Telephone: 020 7300 5544
Address: 45 St Martins Lane, London WC2
Dinner for two, including wine and service, £80-£120
Prior to visiting Tuscan Steak, the new restaurant at Ian Schrager's painfully hip St Martins Lane hotel in London, I concluded that, were I to eat a good meal there and then say so in print, it would represent great maturity on my part. I was so appalled by Asia de Cuba and Spoon, the other restaurants at Schrager's London hotels - by their grimly over-conceptualised food, by their obscene prices, by the casual stupidity of the staff - that, unsurprisingly, the promise of another one to review had me reaching only for the inkwell full of poison the better to dip my nib. The question was, could I resist its lure?
Well no, at least not at first, though it must be said that my party was not exactly match fit. I'd had a crappy day and my companion, Kate, announced as she arrived that she was nursing an Olympic-quality case of PMT. All that said, Shrager's places do cry out to be kicked. The promotional material, for example, announced that at Tuscan Steak - branches of which already exist in Miami and New York - 'American beef would be featured'. Why? If you're going to start importing dead cow, what's wrong with Tuscan bloody beef, given the name and all? Or am I being too literal here?
And then there are the prices: the wine list that has nothing below £22 a bottle, the garlic bread at £8.50. Oh, and of course there's the Tuscan steak, by way of America: it was the most expensive single dish I have ever seen on a menu, listed at 65 - count them - 65 of your pounds sterling. There was a cheaper option of a 28-day-hung Aberdeen Angus. It cost a mere £40. Irritatingly, for two people ready to diss the place, we were then told - in classic Schrager speak - that the restaurant worked on 'a sharing concept'. Which in standard English means those steaks are for two. Thus the prices could be downgraded from crimes against humanity to mere acts of clumsy extortion.

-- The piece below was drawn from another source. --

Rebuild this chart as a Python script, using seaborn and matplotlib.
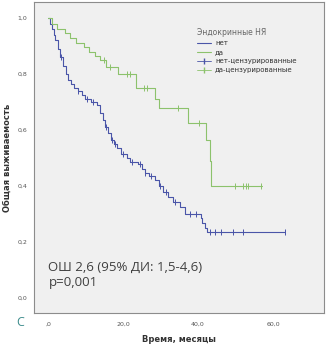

No matter. There were always the starters. Kate had the crab and potato cake with a lemon and chive butter sauce at £8.50. She took a couple of mouthfuls and then squinted at me through a hormonal haze. 'It's really rather unpleasant,' she said. 'I'm not going to eat any more.' She was right; it was odd. It was as if the crab and potato hadn't been formally introduced and sat in layers, uncertain of each other. It also lacked any of the rich, fishy sweetness you expect from crab. My Tuscan antipasto at £12.50 was, if anything, worse: it was the kind of thing you would find on a wedding buffet and eat only out of a desire not to offend the bride and groom. There were a couple of dull bean salads, some thick-cut Parma ham and a few sunblushed tomatoes. You could have bought it all on the deli counter at Sainsbury's for a couple of quid. Apart from the hummus, which was genuinely disgusting, and would never be allowed into Sainsbury's. It was salty and granular and little else. God knows what this little cultural non sequitur was doing on a Tuscan plate.
So far, so bad. Now came the main course, the Aberdeen Angus beef. It arrived on a big wooden board, the T bone upended so that the down stroke of the 'T' pointed to the ceiling as though the dish were giving the finger to the room. It had been cooked rare, came pre-sliced for ease of sharing and was - damn it all - bloody marvellous. It wasn't the best steak I have ever eaten, but it was seriously close. Kate and I looked at each other as we chewed, our lips curling into a furious snarl. 'It's good, isn't it?' I said, bitterly. 'Yes,' she said, her jaw clenched. 'Damn good.' It had a rich, salty crust and was beautifully tender within. It was also more than enough for two.
Thankfully, a side dish of tomato and rocket salad at £4 arrived late and was nothing special. We had little room for pudding, so we shared a dish of roasted figs with honey ice cream. Oh sod it: that was also terrific, the delicately acid fruit breaking up on the spoon. As to the restaurant space, it was formerly a place called Saint M. Very little has been done to its dark wood cladding in the transformation, though a large stuffed bull's head now hangs on the wall to remind you of the noble beast you will soon help despatch.
So could I actually recommend it? Oh, I really don't think I could go that far; old habits die hard, you know. Yes, the beef is brilliant. (There are, incidentally, vegetarian dishes, if you don't appreciate bloody meat, though why you'd be in a restaurant called Tuscan Steak if you were a vegetarian is a mystery to me.) And the most fat-walletted among us might just about be able to argue that at £40 for two, the Aberdeen Angus beef is good value. But all in all, a restaurant costing this much should be able to deliver from the beginning of the menu to the very bottom and, on our night there, it simply didn't. So my advice is, despite the good meal I eventually had, don't go there. Oh well. It seems I'm not that mature after all.